▶ [Problem requirements]: Reproduce, please, the span of lines beginning at the line with "Write the matplotlib code for this chart." and ending at the line with "import matplotlib.pyplot as plt", inclusive, minus any pictures.

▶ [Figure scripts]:
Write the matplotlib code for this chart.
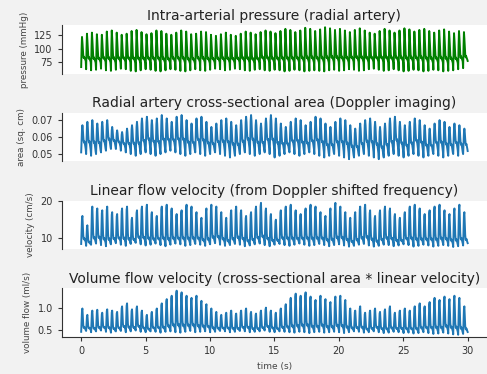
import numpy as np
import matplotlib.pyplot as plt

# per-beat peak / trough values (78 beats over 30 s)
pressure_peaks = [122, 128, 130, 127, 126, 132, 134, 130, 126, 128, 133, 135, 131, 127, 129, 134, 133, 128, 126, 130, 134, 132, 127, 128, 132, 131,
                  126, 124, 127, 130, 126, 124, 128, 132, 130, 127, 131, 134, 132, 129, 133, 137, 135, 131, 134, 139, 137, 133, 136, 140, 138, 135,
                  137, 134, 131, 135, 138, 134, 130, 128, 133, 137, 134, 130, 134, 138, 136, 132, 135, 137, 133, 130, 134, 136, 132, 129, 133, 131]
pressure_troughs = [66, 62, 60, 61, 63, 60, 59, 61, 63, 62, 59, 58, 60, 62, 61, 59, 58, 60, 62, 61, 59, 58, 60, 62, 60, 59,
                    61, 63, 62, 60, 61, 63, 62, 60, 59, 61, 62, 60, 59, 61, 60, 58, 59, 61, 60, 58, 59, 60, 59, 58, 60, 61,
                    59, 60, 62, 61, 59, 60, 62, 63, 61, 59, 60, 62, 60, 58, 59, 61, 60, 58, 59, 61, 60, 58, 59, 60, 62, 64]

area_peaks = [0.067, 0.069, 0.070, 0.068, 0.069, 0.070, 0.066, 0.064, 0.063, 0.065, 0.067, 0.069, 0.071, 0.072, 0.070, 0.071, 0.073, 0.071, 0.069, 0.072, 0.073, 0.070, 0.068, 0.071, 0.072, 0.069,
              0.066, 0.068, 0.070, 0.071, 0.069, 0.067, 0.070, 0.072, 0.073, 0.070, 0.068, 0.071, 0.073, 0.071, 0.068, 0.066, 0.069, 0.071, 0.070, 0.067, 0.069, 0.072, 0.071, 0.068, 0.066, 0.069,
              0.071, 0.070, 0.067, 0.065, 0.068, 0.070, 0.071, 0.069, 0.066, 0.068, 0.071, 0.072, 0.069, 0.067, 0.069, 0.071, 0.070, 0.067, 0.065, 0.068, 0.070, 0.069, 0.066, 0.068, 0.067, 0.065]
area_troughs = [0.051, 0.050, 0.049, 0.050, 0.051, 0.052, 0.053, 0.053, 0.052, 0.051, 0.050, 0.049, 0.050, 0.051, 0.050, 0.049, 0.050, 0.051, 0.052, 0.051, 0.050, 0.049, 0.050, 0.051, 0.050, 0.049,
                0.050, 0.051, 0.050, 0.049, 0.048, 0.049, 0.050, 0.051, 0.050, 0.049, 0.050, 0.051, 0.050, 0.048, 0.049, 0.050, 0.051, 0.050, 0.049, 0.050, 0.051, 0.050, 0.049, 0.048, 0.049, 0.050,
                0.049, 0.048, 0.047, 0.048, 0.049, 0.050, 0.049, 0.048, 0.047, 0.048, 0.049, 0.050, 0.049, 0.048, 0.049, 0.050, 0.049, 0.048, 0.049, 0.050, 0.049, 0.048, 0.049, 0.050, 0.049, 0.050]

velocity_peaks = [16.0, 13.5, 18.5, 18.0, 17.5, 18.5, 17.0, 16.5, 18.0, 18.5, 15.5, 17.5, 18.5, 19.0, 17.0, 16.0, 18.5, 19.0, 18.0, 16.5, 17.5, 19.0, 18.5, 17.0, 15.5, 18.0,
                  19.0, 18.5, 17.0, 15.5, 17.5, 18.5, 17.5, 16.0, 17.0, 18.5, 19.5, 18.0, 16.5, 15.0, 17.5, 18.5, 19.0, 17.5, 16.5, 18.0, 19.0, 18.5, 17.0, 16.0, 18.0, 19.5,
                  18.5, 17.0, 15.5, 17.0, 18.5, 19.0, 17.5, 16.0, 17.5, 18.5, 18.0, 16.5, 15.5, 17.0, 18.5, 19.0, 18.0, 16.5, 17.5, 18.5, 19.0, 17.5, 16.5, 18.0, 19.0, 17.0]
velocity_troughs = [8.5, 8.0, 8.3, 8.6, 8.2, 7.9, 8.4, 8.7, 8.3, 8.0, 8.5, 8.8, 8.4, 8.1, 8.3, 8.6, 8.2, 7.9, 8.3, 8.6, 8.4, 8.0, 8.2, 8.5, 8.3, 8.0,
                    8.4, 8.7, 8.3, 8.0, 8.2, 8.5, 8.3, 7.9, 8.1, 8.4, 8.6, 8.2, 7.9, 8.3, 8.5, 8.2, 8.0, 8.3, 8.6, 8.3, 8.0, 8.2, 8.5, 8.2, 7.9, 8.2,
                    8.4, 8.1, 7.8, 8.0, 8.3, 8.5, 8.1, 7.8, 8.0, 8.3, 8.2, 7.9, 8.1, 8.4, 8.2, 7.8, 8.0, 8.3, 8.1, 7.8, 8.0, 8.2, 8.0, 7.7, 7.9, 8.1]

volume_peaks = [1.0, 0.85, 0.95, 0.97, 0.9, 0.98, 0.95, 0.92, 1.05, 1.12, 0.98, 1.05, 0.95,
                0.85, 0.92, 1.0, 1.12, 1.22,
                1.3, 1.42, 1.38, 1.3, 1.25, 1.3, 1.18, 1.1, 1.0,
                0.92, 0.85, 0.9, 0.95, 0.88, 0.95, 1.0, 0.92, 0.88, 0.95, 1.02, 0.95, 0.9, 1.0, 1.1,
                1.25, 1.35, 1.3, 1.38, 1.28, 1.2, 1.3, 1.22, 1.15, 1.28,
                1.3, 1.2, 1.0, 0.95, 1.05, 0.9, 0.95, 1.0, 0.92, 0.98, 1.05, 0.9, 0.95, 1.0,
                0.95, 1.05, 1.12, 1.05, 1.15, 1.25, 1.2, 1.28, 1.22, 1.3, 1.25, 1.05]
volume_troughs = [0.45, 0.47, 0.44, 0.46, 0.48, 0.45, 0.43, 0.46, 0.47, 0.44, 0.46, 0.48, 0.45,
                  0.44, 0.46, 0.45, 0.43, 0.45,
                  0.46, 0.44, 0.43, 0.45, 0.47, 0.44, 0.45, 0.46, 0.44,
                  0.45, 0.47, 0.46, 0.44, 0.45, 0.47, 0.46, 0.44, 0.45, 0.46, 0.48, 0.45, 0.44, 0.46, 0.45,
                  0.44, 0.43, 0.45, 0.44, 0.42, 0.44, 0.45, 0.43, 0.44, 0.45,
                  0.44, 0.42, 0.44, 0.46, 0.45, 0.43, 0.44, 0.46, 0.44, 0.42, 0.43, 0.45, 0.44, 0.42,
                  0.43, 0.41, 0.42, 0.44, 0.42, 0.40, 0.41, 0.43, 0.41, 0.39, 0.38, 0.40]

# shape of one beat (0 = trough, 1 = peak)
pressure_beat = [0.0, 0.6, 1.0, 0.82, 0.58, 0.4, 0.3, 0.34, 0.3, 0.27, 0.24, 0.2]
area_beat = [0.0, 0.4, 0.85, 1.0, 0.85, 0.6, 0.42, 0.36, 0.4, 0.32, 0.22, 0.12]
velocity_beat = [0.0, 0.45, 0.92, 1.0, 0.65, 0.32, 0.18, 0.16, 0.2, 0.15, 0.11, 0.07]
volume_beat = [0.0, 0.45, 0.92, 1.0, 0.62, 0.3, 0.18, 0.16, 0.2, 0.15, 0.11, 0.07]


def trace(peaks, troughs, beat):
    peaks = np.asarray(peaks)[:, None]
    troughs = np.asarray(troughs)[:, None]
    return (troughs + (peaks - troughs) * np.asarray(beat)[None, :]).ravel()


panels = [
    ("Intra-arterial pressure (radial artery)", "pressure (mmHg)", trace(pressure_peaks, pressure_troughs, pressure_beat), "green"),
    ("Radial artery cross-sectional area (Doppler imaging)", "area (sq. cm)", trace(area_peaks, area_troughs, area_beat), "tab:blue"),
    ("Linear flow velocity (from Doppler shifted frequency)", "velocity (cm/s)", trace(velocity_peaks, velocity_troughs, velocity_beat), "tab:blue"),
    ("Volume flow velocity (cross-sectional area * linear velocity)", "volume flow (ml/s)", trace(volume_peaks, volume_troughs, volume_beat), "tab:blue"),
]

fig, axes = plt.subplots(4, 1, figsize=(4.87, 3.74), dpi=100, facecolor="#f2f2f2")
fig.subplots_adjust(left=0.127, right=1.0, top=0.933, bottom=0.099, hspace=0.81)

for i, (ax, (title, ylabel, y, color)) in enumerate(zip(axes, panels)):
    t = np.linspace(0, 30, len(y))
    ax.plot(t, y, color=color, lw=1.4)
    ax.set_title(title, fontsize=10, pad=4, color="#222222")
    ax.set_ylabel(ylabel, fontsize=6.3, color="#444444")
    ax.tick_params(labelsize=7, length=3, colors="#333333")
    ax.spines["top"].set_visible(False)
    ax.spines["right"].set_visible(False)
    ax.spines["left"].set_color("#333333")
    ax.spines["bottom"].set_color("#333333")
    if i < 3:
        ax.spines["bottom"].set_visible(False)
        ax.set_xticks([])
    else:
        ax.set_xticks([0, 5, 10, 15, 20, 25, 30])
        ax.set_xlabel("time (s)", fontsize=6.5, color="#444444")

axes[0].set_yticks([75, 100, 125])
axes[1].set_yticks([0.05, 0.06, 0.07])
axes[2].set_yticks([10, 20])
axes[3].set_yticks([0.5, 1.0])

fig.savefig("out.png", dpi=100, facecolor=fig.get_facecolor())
--
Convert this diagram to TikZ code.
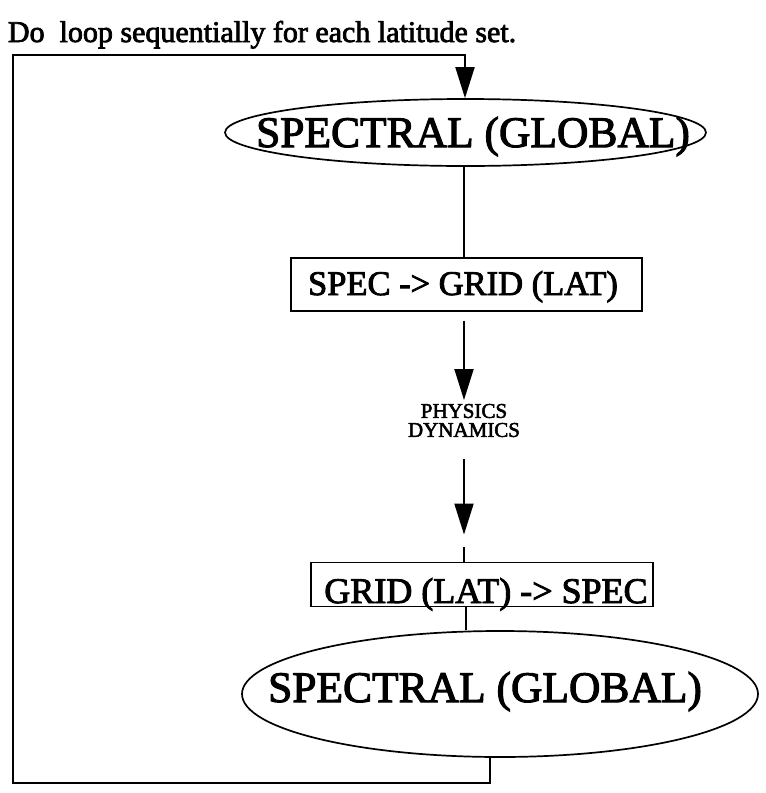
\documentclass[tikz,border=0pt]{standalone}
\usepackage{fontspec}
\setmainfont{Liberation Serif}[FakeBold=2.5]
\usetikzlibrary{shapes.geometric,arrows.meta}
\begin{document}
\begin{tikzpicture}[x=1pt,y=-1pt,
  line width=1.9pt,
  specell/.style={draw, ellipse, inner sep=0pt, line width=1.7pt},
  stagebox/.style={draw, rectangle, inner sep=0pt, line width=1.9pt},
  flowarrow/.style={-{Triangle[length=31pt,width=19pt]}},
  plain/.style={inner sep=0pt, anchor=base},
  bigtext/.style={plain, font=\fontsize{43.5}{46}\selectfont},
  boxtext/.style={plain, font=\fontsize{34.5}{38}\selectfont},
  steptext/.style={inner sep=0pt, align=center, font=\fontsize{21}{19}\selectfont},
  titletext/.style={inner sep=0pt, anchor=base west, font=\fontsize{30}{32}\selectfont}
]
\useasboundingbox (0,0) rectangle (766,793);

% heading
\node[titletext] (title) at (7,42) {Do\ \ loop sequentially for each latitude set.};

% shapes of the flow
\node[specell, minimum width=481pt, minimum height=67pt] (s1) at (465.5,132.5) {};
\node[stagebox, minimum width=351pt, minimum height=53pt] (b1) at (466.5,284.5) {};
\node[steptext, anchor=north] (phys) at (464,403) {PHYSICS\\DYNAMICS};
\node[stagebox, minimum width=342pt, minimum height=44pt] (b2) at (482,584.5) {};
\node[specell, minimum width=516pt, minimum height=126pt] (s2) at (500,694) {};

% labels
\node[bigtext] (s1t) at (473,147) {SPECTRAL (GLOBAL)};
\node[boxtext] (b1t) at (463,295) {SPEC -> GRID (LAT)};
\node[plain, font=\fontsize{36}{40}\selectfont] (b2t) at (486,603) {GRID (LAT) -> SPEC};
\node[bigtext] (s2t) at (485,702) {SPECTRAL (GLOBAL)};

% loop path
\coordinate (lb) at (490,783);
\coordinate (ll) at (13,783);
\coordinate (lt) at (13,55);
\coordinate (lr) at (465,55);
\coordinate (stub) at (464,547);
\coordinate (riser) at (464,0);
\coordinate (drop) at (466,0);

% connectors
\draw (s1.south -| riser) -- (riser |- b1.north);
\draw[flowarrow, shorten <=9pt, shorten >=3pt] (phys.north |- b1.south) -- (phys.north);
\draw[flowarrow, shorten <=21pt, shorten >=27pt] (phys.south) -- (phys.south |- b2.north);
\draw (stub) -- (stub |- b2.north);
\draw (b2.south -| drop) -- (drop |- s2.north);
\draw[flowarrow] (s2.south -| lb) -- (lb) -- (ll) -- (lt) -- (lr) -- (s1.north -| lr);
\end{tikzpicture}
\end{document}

▶ [Finished task]:
Write the matplotlib code for this chart.
import numpy as np
import matplotlib.pyplot as plt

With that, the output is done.